On 12/09/2018 12:11, Chris Wilson wrote:
If we try and fail to allocate a i915_request, we apply some
backpressure on the clients to throttle the memory allocations coming
from i915.ko. Currently, we wait until completely idle, but this is far
too heavy and leads to some situations where the only escape is to
declare a client hung and reset the GPU. The intent is to only ratelimit
the allocation requests, so we need only wait for a jiffie before using
the normal direct reclaim.

Bugzilla: https://bugs.freedesktop.org/show_bug.cgi?id=106680
Signed-off-by: Chris Wilson <ch...@chris-wilson.co.uk>
Cc: Tvrtko Ursulin <tvrtko.ursu...@intel.com>
Cc: Joonas Lahtinen <joonas.lahti...@linux.intel.com>
---
  drivers/gpu/drm/i915/i915_request.c | 2 +-
  1 file changed, 1 insertion(+), 1 deletion(-)
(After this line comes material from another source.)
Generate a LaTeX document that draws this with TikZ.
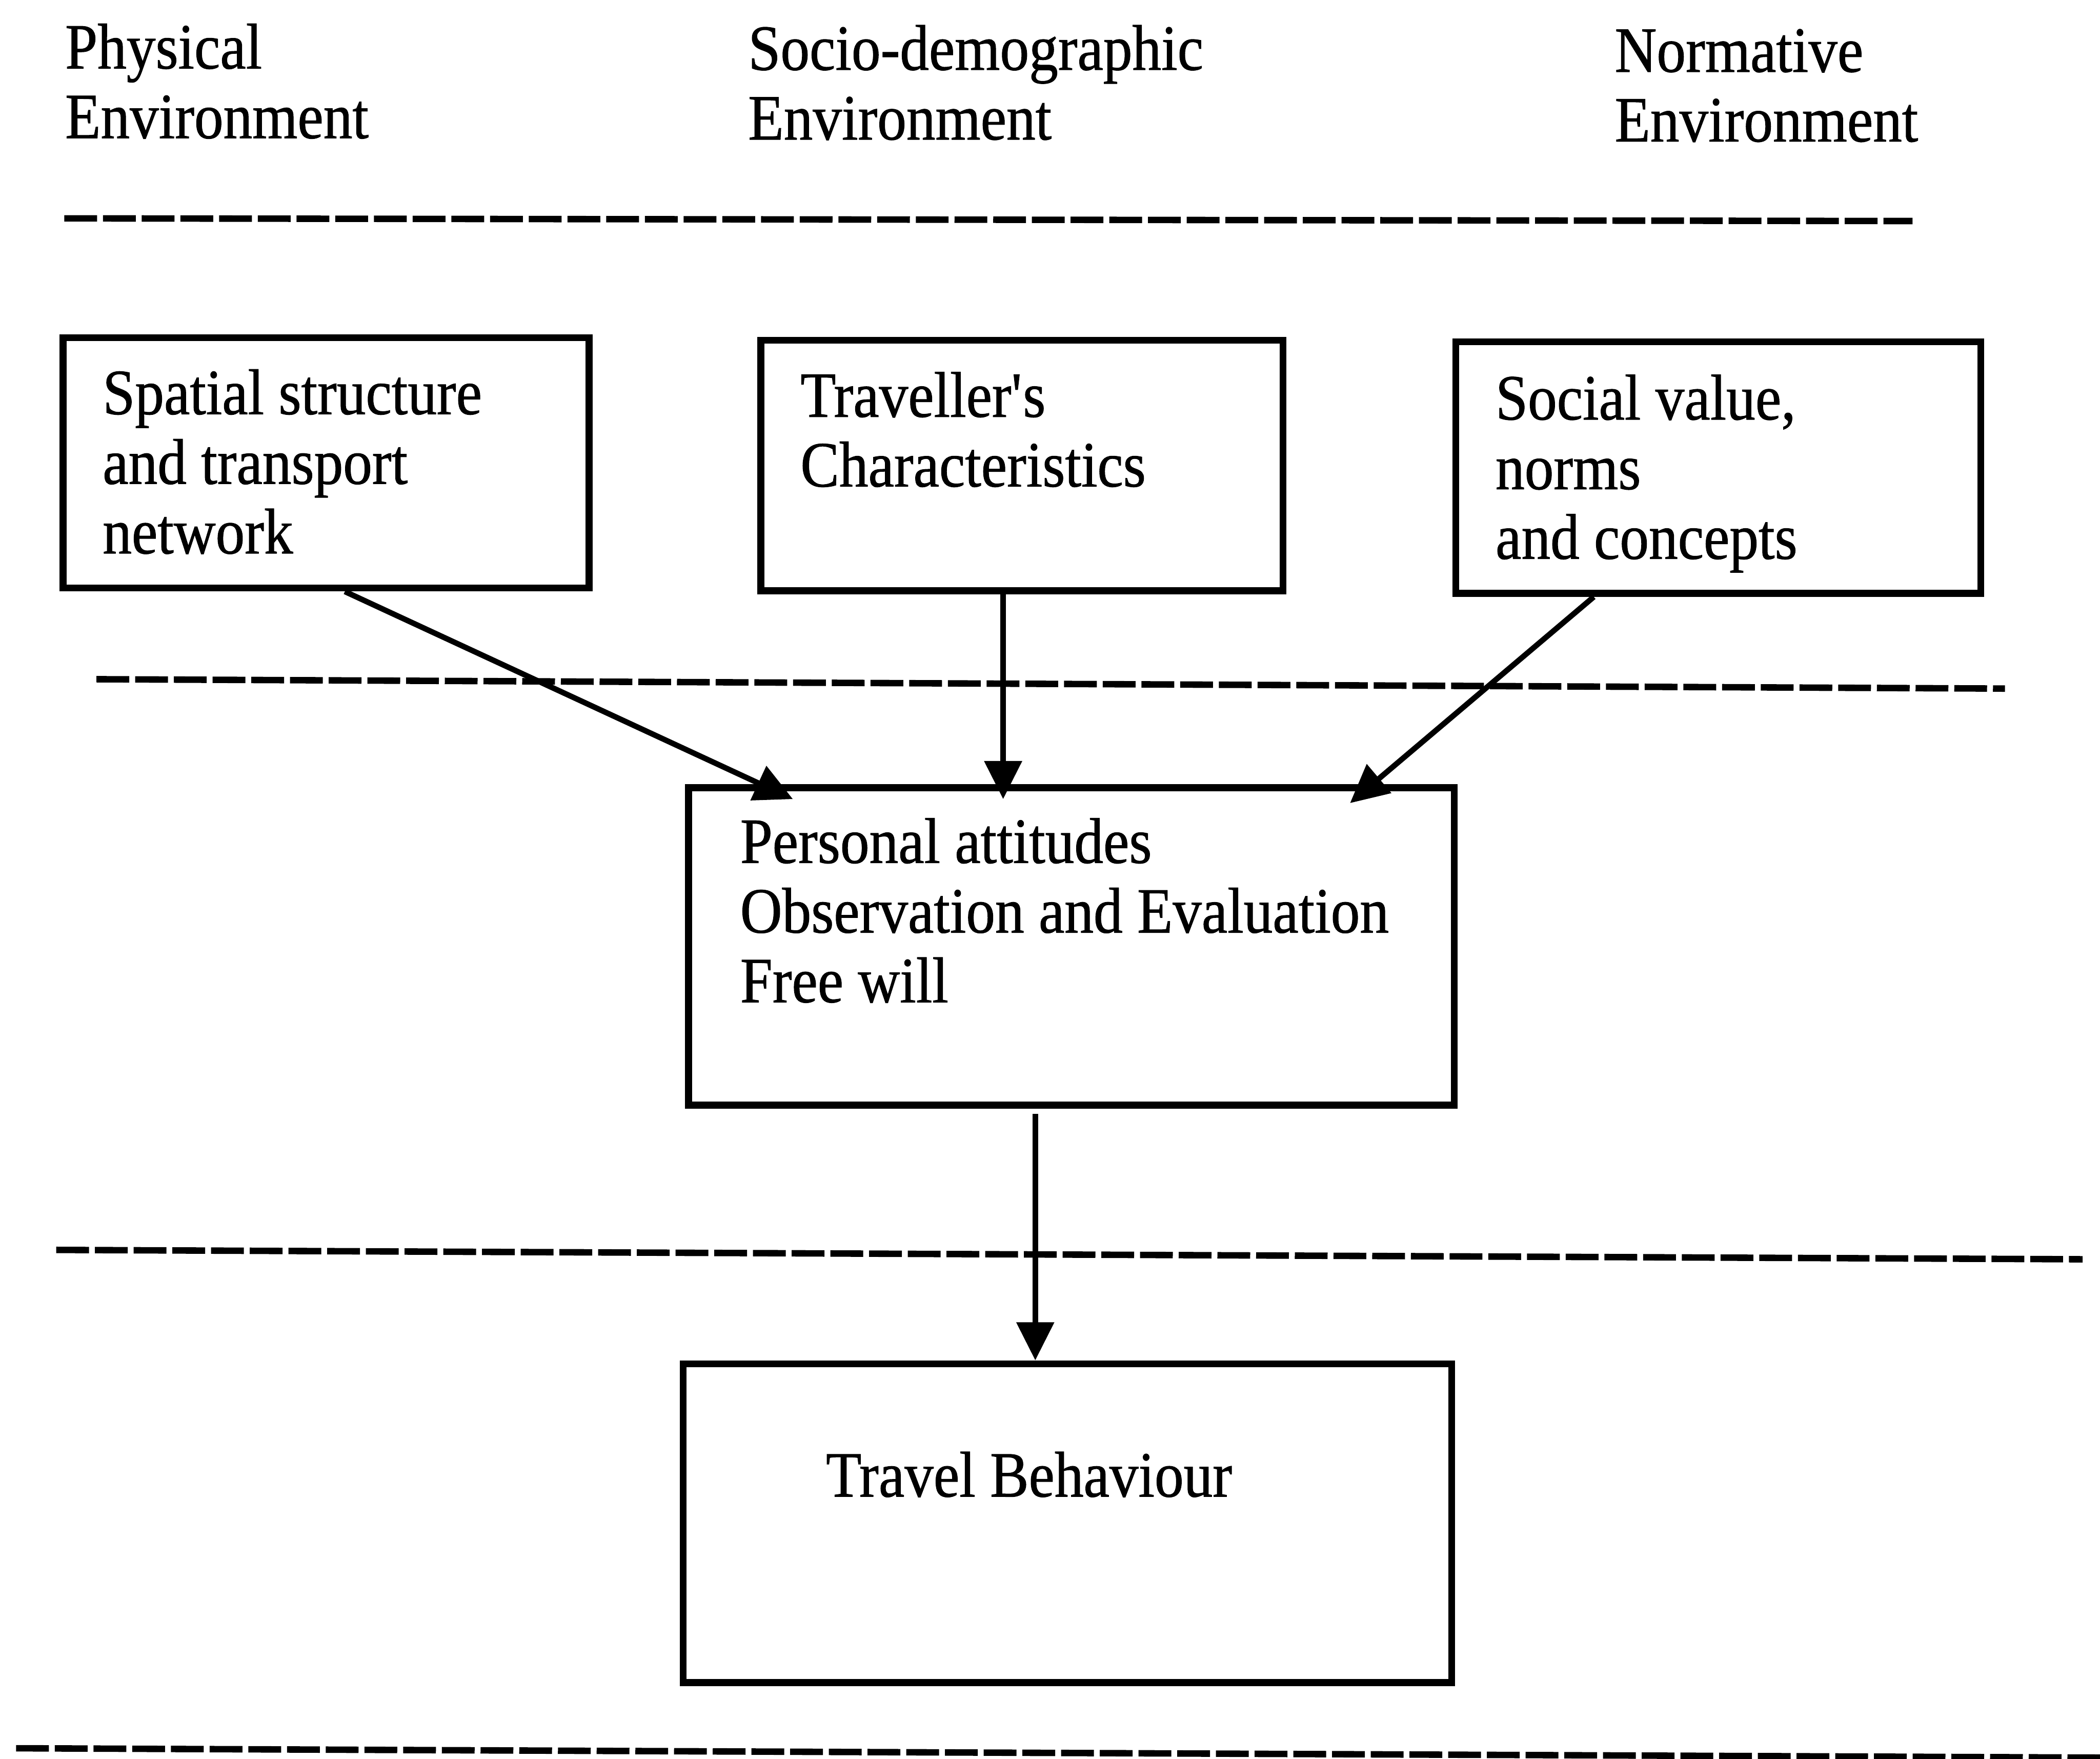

diff --git a/drivers/gpu/drm/i915/i915_request.c 
b/drivers/gpu/drm/i915/i915_request.c
index 09ed48833b54..588bc5a4d18b 100644
--- a/drivers/gpu/drm/i915/i915_request.c
+++ b/drivers/gpu/drm/i915/i915_request.c
@@ -736,7 +736,7 @@ i915_request_alloc(struct intel_engine_cs *engine, struct 
i915_gem_context *ctx)
                ret = i915_gem_wait_for_idle(i915,
                                             I915_WAIT_LOCKED |
                                             I915_WAIT_INTERRUPTIBLE,
-                                            MAX_SCHEDULE_TIMEOUT);
+                                            1);
                if (ret)
                        goto err_unreserve;

What is the remaining value of even trying to wait for idle, instead of maybe just i915_request_retire and sleep for a jiffie? The intention would potentially read clearer since it is questionable there is any relationship with idle and rate limiting clients. In fact, now that I think of it, waiting for idle is a nice way to starve an unlucky client forever.